REQUIREMENTS: Repeat the listing in full, word for word.

COLLECTED DATA:
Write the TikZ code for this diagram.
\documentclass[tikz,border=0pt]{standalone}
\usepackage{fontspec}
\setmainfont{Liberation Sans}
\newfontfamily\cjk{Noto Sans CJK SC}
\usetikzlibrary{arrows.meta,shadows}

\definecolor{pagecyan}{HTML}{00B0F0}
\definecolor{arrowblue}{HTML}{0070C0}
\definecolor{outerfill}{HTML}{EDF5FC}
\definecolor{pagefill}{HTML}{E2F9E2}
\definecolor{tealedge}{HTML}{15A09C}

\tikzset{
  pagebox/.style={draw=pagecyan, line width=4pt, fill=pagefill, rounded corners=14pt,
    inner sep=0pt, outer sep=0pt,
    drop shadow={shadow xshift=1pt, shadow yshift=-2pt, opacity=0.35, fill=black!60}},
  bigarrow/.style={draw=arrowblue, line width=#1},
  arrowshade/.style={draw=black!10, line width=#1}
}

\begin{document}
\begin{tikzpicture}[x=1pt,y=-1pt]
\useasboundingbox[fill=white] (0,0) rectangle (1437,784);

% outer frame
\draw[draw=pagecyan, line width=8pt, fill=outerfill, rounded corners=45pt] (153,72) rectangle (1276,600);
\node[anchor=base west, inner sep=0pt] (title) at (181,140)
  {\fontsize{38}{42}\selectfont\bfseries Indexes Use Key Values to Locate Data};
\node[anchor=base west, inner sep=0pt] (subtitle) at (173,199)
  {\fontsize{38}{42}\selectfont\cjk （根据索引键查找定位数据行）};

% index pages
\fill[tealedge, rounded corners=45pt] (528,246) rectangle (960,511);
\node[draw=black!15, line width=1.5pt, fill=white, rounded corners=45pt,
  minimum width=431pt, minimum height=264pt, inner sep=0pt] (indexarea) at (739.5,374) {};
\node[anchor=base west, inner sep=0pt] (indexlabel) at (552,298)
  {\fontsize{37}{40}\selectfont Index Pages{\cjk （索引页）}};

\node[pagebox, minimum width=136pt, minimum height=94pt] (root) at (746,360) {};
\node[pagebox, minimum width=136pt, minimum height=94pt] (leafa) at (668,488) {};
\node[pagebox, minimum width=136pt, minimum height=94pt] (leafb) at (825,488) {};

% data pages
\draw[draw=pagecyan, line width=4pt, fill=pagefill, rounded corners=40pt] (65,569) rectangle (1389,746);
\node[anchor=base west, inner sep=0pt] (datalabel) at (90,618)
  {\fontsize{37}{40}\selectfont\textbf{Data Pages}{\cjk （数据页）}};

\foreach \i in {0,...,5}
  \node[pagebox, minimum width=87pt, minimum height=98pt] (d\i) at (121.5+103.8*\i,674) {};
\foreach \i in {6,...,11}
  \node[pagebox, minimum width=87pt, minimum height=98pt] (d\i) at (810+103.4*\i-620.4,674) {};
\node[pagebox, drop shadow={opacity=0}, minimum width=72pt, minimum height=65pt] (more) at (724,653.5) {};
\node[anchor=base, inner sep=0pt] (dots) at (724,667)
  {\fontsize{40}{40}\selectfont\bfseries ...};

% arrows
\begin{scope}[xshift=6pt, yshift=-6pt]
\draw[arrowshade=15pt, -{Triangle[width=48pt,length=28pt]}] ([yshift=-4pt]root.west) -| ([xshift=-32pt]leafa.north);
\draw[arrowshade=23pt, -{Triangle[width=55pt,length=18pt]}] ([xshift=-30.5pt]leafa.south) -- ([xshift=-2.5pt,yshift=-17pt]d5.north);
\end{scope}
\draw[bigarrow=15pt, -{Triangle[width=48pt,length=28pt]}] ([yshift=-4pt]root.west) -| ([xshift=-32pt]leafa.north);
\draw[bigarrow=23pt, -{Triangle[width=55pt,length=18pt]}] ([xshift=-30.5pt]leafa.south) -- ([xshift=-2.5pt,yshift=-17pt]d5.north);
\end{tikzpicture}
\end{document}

REPLY TO THE EXERCISE:
Write the TikZ code for this diagram.
\documentclass[tikz,border=0pt]{standalone}
\usepackage{fontspec}
\setmainfont{Liberation Sans}
\newfontfamily\cjk{Noto Sans CJK SC}
\usetikzlibrary{arrows.meta,shadows}

\definecolor{pagecyan}{HTML}{00B0F0}
\definecolor{arrowblue}{HTML}{0070C0}
\definecolor{outerfill}{HTML}{EDF5FC}
\definecolor{pagefill}{HTML}{E2F9E2}
\definecolor{tealedge}{HTML}{15A09C}

\tikzset{
  pagebox/.style={draw=pagecyan, line width=4pt, fill=pagefill, rounded corners=14pt,
    inner sep=0pt, outer sep=0pt,
    drop shadow={shadow xshift=1pt, shadow yshift=-2pt, opacity=0.35, fill=black!60}},
  bigarrow/.style={draw=arrowblue, line width=#1},
  arrowshade/.style={draw=black!10, line width=#1}
}

\begin{document}
\begin{tikzpicture}[x=1pt,y=-1pt]
\useasboundingbox[fill=white] (0,0) rectangle (1437,784);

% outer frame
\draw[draw=pagecyan, line width=8pt, fill=outerfill, rounded corners=45pt] (153,72) rectangle (1276,600);
\node[anchor=base west, inner sep=0pt] (title) at (181,140)
  {\fontsize{38}{42}\selectfont\bfseries Indexes Use Key Values to Locate Data};
\node[anchor=base west, inner sep=0pt] (subtitle) at (173,199)
  {\fontsize{38}{42}\selectfont\cjk （根据索引键查找定位数据行）};

% index pages
\fill[tealedge, rounded corners=45pt] (528,246) rectangle (960,511);
\node[draw=black!15, line width=1.5pt, fill=white, rounded corners=45pt,
  minimum width=431pt, minimum height=264pt, inner sep=0pt] (indexarea) at (739.5,374) {};
\node[anchor=base west, inner sep=0pt] (indexlabel) at (552,298)
  {\fontsize{37}{40}\selectfont Index Pages{\cjk （索引页）}};

\node[pagebox, minimum width=136pt, minimum height=94pt] (root) at (746,360) {};
\node[pagebox, minimum width=136pt, minimum height=94pt] (leafa) at (668,488) {};
\node[pagebox, minimum width=136pt, minimum height=94pt] (leafb) at (825,488) {};

% data pages
\draw[draw=pagecyan, line width=4pt, fill=pagefill, rounded corners=40pt] (65,569) rectangle (1389,746);
\node[anchor=base west, inner sep=0pt] (datalabel) at (90,618)
  {\fontsize{37}{40}\selectfont\textbf{Data Pages}{\cjk （数据页）}};

\foreach \i in {0,...,5}
  \node[pagebox, minimum width=87pt, minimum height=98pt] (d\i) at (121.5+103.8*\i,674) {};
\foreach \i in {6,...,11}
  \node[pagebox, minimum width=87pt, minimum height=98pt] (d\i) at (810+103.4*\i-620.4,674) {};
\node[pagebox, drop shadow={opacity=0}, minimum width=72pt, minimum height=65pt] (more) at (724,653.5) {};
\node[anchor=base, inner sep=0pt] (dots) at (724,667)
  {\fontsize{40}{40}\selectfont\bfseries ...};

% arrows
\begin{scope}[xshift=6pt, yshift=-6pt]
\draw[arrowshade=15pt, -{Triangle[width=48pt,length=28pt]}] ([yshift=-4pt]root.west) -| ([xshift=-32pt]leafa.north);
\draw[arrowshade=23pt, -{Triangle[width=55pt,length=18pt]}] ([xshift=-30.5pt]leafa.south) -- ([xshift=-2.5pt,yshift=-17pt]d5.north);
\end{scope}
\draw[bigarrow=15pt, -{Triangle[width=48pt,length=28pt]}] ([yshift=-4pt]root.west) -| ([xshift=-32pt]leafa.north);
\draw[bigarrow=23pt, -{Triangle[width=55pt,length=18pt]}] ([xshift=-30.5pt]leafa.south) -- ([xshift=-2.5pt,yshift=-17pt]d5.north);
\end{tikzpicture}
\end{document}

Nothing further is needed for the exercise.